MALANG, KOMPAS.com - Sejumlah sivitas akademika Universitas Negeri Malang (UM) mengikuti aksi seruan untuk menjaga cita-cita proklamasi dan reformasi yang ditujukan kepada Presiden Joko Widodo.
Aksi seruan itu berlangsung di depan rektorat kampus UM pada Senin (5/2/2024).
Perwakilan sivitas akademika UM, Prof Dr Hari Wahyono mengatakan, kegiatan tersebut telah mendapat restu dari rektor. Namun, rektor UM tidak ikut dengan alasan karena sedang ada kegiatan lain bersama pejabat UM lainnya di Kota Batu.
"Para pejabat kita sedang acara di Batu, tapi sudah mendapatkan restu dari rektor. Pak rektor enggak ada karena ada kegiatan di Batu," kata Hari Wahyono saat diwawancarai.
Baca juga: Sivitas Akademika UAD Kritik Pemerintah, Banyak Pengingkaran Akhlak, Etika, dan Sikap Kenegarawanan
Terkait seruan itu, pihaknya tidak hanya bermaksud ikut-ikutan dengan perguruan tinggi lainnya yang sudah melakukan hal yang sama. Tetapi, hal itu juga sebagai bentuk kepedulian terhadap kondisi bangsa dan negara saat ini.
"Kita sebenarnya tidak hanya sekedar ikut-ikutan, tetapi bentuk dari kepedulian kita terhadap kondisi Indonesia yang saat ini sedang, mungkin tidak baik-baik saja. Saya rasa teman-teman semua sudah tahu di media sosial, maupun di media massa," katanya.

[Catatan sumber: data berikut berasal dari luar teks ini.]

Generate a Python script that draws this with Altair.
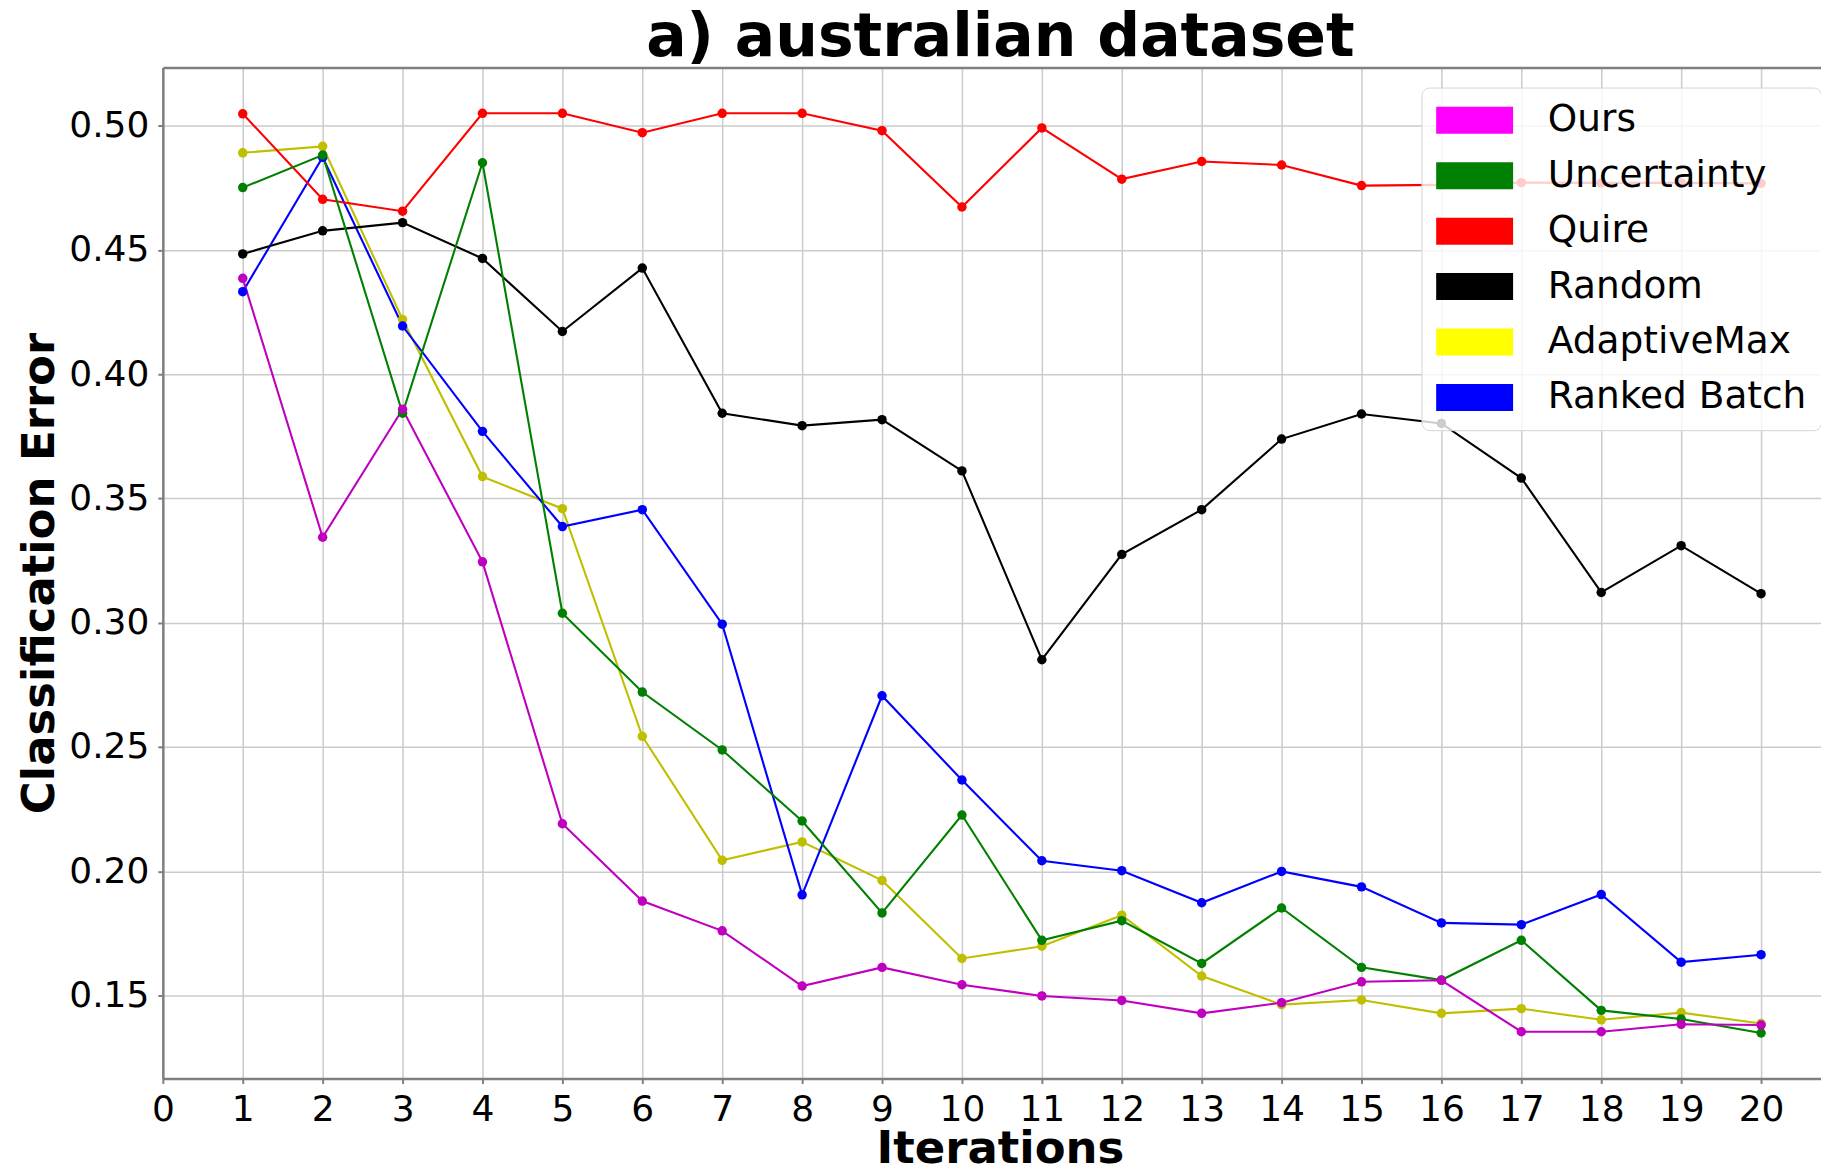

Baca juga: Sivitas Akademika UIN Yogyakarta Sampaikan Seruan Moral Kalijaga, Desak Presiden Jadi Teladan Etik
Dia menyampaikan bahwa akademisi perguruan tinggi saat ini melihat adanya situasi negara yang sedang tidak baik-baik saja. Sehingga, kegiatan tersebut juga ditegaskan tidak bermaksud memihak kepada salah satu pasangan capres atau cawapres tertentu.
"Selama ini kita di akademisi hanya melihat situasi saja, yang memang sepertinya tidak baik-baik saja, tetapi kita tidak memihak kepada salah satu paslon, ini murni seruan untuk perbaikan jalannya reformasi kita," katanya.
Menurut Hari Wahyono, kegelisahan masyarakat saat ini makin meluas yang membuat situasi berbangsa dan bernegara terasa sedang tidak baik-baik saja. Kemudian, suasana kurang kondusif menjelang Pemilu 2024 dilandasi perasaan mendapatkan perlakuan tidak adil oleh sebagian besar masyarakat.
"Dan, menyaksikan perilaku menabrak etika dan kepatutan, praktik penyalahgunaan kekuasaan, kolusi, korupsi, dan nepotisme serta oligarki yang berkelindan dalam kekuasaan," katanya.